The Province

Retired doctor who worked in B.C. stabbed to death while in the Bahamas

-

A retired B.C. doctor was stabbed to death in his vacation home in the Bahamas last week, the family says.

Workmen arrived at Dr. Geoffrey Harding’s palegreen bungalow on Thursday morning. But Harding did not greet them outside as usual.

The men found the 88-yearold dead on the floor inside with multiple stab wounds to the chest and head, Harding’s son-in-law Thor Pruckl said.

Judging from the scene, the doctor was likely reading in a lounge chair on Wednesday evening when he was attacked, Bahamian police told the family.

Harding’s compact car was found on the other side of the island, presumably stolen then abandoned by the assailant, the son-in-law said.

“It’s a very despicable crime,” Pruckl said Monday by phone from the house on Long Island, less than a kilometre away from the ocean.

“There’s lots of stuff scattered around,” he said, as the doctor’s cat meowed in the background.

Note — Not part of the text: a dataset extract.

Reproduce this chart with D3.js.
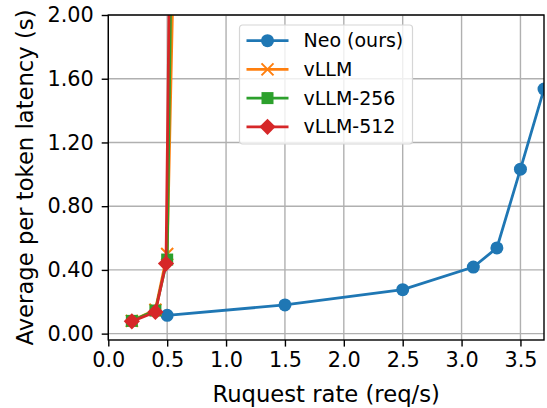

A team of detectives was on scene and has since taken a man into custody, according to Pruckl and local media reports. Calls to Royal Bahamas Police officials went unanswered Monday.

Harding was a U.K. native who worked as a doctor in the Second World War, Pruckl said. He emigrated to Canada where he worked as a doctor in Saskatchew­an and B.C.

“It’s the end of a dream for him. Not a nice end, but an end. He had always wanted this, always wanted to retire on the island,” he said. “We’ve lost a really decent guy. You know? Just a really decent guy who’s not here.”

The British consulate confirmed that officials were providing assistance to the family.

Harding’s four daughters were in Nassau, where they were to identify the body.